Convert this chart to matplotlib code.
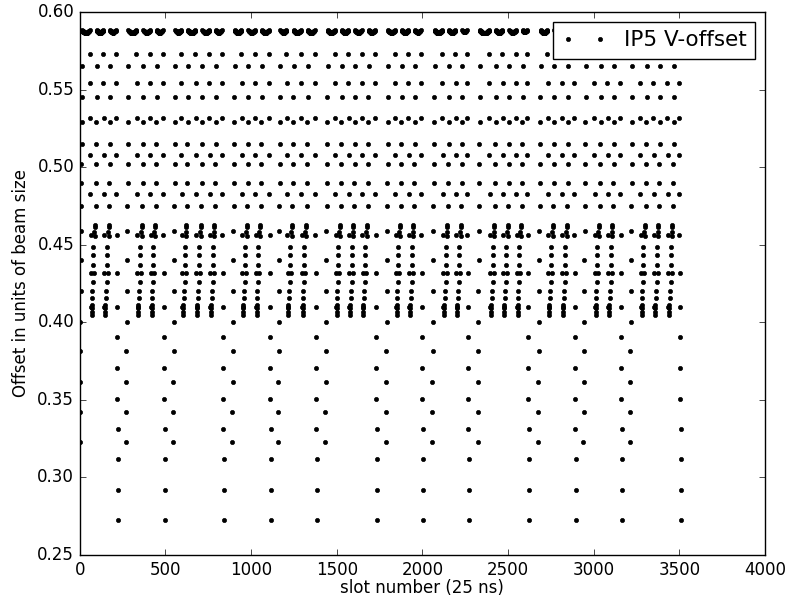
import matplotlib
matplotlib.use('Agg')
import matplotlib.pyplot as plt

# ---- data ----
# slot of the first bunch of every train, slot of the last (end-column) bunch
train_start_slot = [0, 270, 545, 890, 1158, 1433, 1787, 2057, 2322, 2676, 2940, 3212]
train_end_slot = [224, 498, 842, 1117, 1385, 1736, 2004, 2272, 2623, 2897, 3166, 3510]
# centres of the 8-slot gaps between batches inside each train
batch_gap_slot = [[79, 158], [352, 430], [612, 696, 776], [965, 1043], [1228, 1311],
                  [1510, 1588, 1666], [1860, 1938], [2136, 2214], [2410, 2488, 2566],
                  [2751, 2833], [3022, 3100], [3290, 3368, 3450]]

# offsets of the bunches at the head of a train (top to bottom)
train_start_offset = [0.5654, 0.5454, 0.5289, 0.5149, 0.5020, 0.4896, 0.4751, 0.4588,
                      0.4401, 0.4204, 0.4004, 0.3815, 0.3615, 0.3422, 0.3228]
# offsets of the bunches at the tail of a train (top to bottom)
train_end_offset = [0.5727, 0.5540, 0.5318, 0.5078, 0.4825, 0.4563, 0.4316, 0.4100,
                    0.3905, 0.3705, 0.3505, 0.3312, 0.3119, 0.2919, 0.2725]
# offsets at the head / tail of a batch that sits inside a train
batch_start_offset = [0.5654, 0.5454, 0.5289, 0.5149, 0.5020, 0.4896, 0.4751]
batch_end_offset = [0.5727, 0.5540, 0.5318, 0.5078, 0.4825, 0.4563, 0.4316, 0.4100]
# bunches right next to an 8-slot batch gap: slot shift from gap centre, offset
gap_shift = [10, 10, 6, 10, 0, 0, 0, 6, 0, -6, -6, -10, -10, -10, -10]
gap_offset = [0.4627, 0.4612, 0.4584, 0.4556, 0.4487, 0.4434, 0.4369, 0.4316,
              0.4262, 0.4204, 0.4154, 0.4111, 0.4090, 0.4068, 0.4047]
# offsets of the fully-packed bunches, by distance (slots) from the edge of the batch core
core_profile = [0.5881, 0.5880, 0.5879, 0.5878, 0.5877, 0.5876, 0.5875, 0.5874, 0.5873,
                0.5872, 0.5871, 0.5870, 0.5869, 0.5868, 0.5867, 0.5866, 0.5866, 0.5865,
                0.5865, 0.5864, 0.5864, 0.5864, 0.5864, 0.5864, 0.5864, 0.5864]

# ---- assemble bunch list ----
xs, ys = [], []
for S, E, gaps in zip(train_start_slot, train_end_slot, batch_gap_slot):
    n = len(train_start_offset)
    for i, y in enumerate(train_start_offset):
        xs.append(S + (n - 1 - i)); ys.append(y)
    n = len(train_end_offset)
    for i, y in enumerate(train_end_offset):
        xs.append(E - (n - 1 - i)); ys.append(y)
    lefts = [S + len(train_start_offset) - 1]
    rights = []
    for G in gaps:
        n = len(batch_end_offset)
        for i, y in enumerate(batch_end_offset):
            xs.append(G - 14 - (n - 1 - i)); ys.append(y)
        rights.append(G - 14 - (n - 1))
        n = len(batch_start_offset)
        for i, y in enumerate(batch_start_offset):
            xs.append(G + 14 + (n - 1 - i)); ys.append(y)
        lefts.append(G + 14 + n - 1)
        for dx, y in zip(gap_shift, gap_offset):
            xs.append(G + dx); ys.append(y)
    rights.append(E - (len(train_end_offset) - 1))
    for L, R in zip(lefts, rights):
        for p in range(L, R + 1):
            d = min(p - L, R - p)
            xs.append(p); ys.append(core_profile[min(d, len(core_profile) - 1)])

# ---- plot ----
plt.style.use('classic')
plt.rcParams['figure.facecolor'] = 'white'
plt.rcParams['savefig.facecolor'] = 'white'

fig = plt.figure(figsize=(7.87, 5.99), dpi=100)
ax = fig.add_axes([0.1013, 0.0735, 0.8707, 0.9065])
ax.plot(xs, ys, 'k.', label='IP5 V-offset')
ax.set_xlim(0, 4000)
ax.set_ylim(0.25, 0.60)
ax.set_xticks([0, 500, 1000, 1500, 2000, 2500, 3000, 3500, 4000])
ax.set_yticks([0.25, 0.30, 0.35, 0.40, 0.45, 0.50, 0.55, 0.60])
ax.set_yticklabels(['0.25', '0.30', '0.35', '0.40', '0.45', '0.50', '0.55', '0.60'])
ax.set_xlabel('slot number (25 ns)', labelpad=0)
ax.set_ylabel('Offset in units of beam size', labelpad=5)
ax.legend(loc='upper right', numpoints=2, fontsize=15.5, handlelength=2.1,
          borderaxespad=0.45)
fig.savefig('out.png', dpi=100)
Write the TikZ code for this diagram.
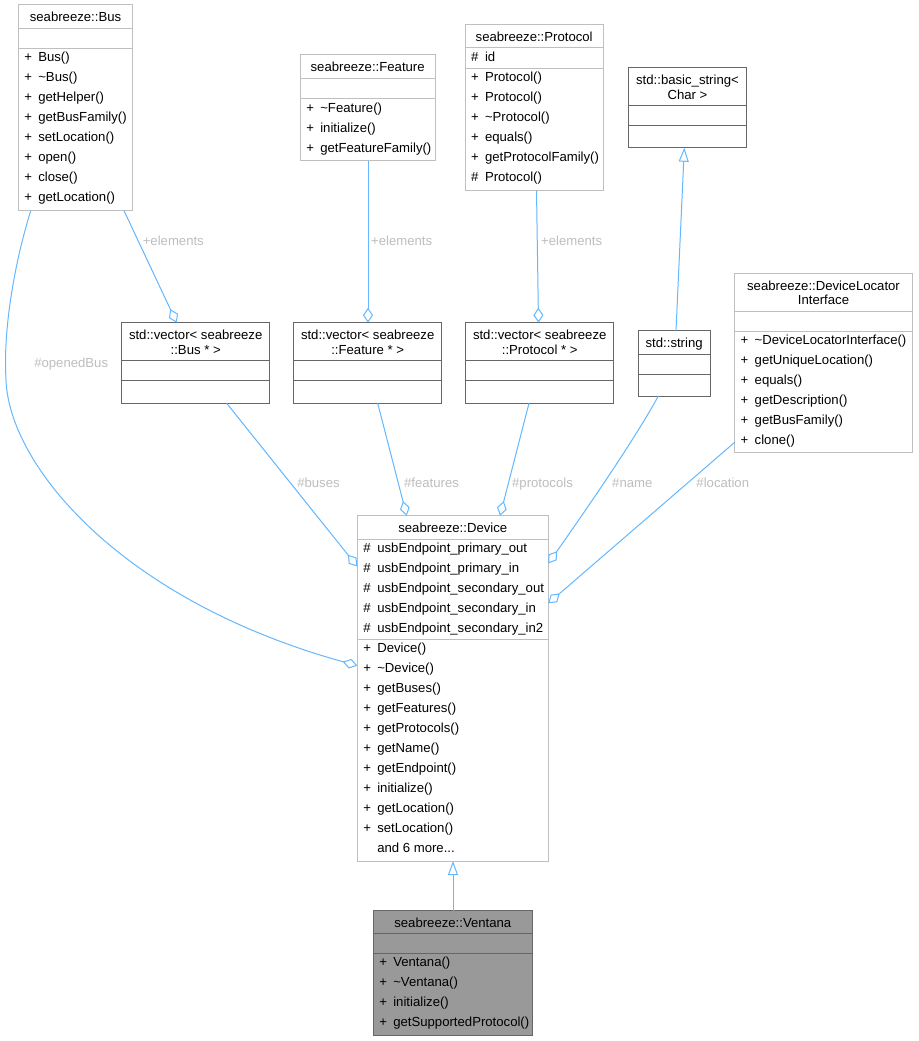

* * * * *

*Prompt*:
Starting at the first line of the material, output exactly the lines up to and including the one with "0.5865, 0.5864, 0.5864, 0.5864, 0.5864, 0.5864, 0.5864, 0.5864]". Do not include the pictures.

*Exercise output*:
Convert this chart to matplotlib code.
import matplotlib
matplotlib.use('Agg')
import matplotlib.pyplot as plt

# ---- data ----
# slot of the first bunch of every train, slot of the last (end-column) bunch
train_start_slot = [0, 270, 545, 890, 1158, 1433, 1787, 2057, 2322, 2676, 2940, 3212]
train_end_slot = [224, 498, 842, 1117, 1385, 1736, 2004, 2272, 2623, 2897, 3166, 3510]
# centres of the 8-slot gaps between batches inside each train
batch_gap_slot = [[79, 158], [352, 430], [612, 696, 776], [965, 1043], [1228, 1311],
                  [1510, 1588, 1666], [1860, 1938], [2136, 2214], [2410, 2488, 2566],
                  [2751, 2833], [3022, 3100], [3290, 3368, 3450]]

# offsets of the bunches at the head of a train (top to bottom)
train_start_offset = [0.5654, 0.5454, 0.5289, 0.5149, 0.5020, 0.4896, 0.4751, 0.4588,
                      0.4401, 0.4204, 0.4004, 0.3815, 0.3615, 0.3422, 0.3228]
# offsets of the bunches at the tail of a train (top to bottom)
train_end_offset = [0.5727, 0.5540, 0.5318, 0.5078, 0.4825, 0.4563, 0.4316, 0.4100,
                    0.3905, 0.3705, 0.3505, 0.3312, 0.3119, 0.2919, 0.2725]
# offsets at the head / tail of a batch that sits inside a train
batch_start_offset = [0.5654, 0.5454, 0.5289, 0.5149, 0.5020, 0.4896, 0.4751]
batch_end_offset = [0.5727, 0.5540, 0.5318, 0.5078, 0.4825, 0.4563, 0.4316, 0.4100]
# bunches right next to an 8-slot batch gap: slot shift from gap centre, offset
gap_shift = [10, 10, 6, 10, 0, 0, 0, 6, 0, -6, -6, -10, -10, -10, -10]
gap_offset = [0.4627, 0.4612, 0.4584, 0.4556, 0.4487, 0.4434, 0.4369, 0.4316,
              0.4262, 0.4204, 0.4154, 0.4111, 0.4090, 0.4068, 0.4047]
# offsets of the fully-packed bunches, by distance (slots) from the edge of the batch core
core_profile = [0.5881, 0.5880, 0.5879, 0.5878, 0.5877, 0.5876, 0.5875, 0.5874, 0.5873,
                0.5872, 0.5871, 0.5870, 0.5869, 0.5868, 0.5867, 0.5866, 0.5866, 0.5865,
                0.5865, 0.5864, 0.5864, 0.5864, 0.5864, 0.5864, 0.5864, 0.5864]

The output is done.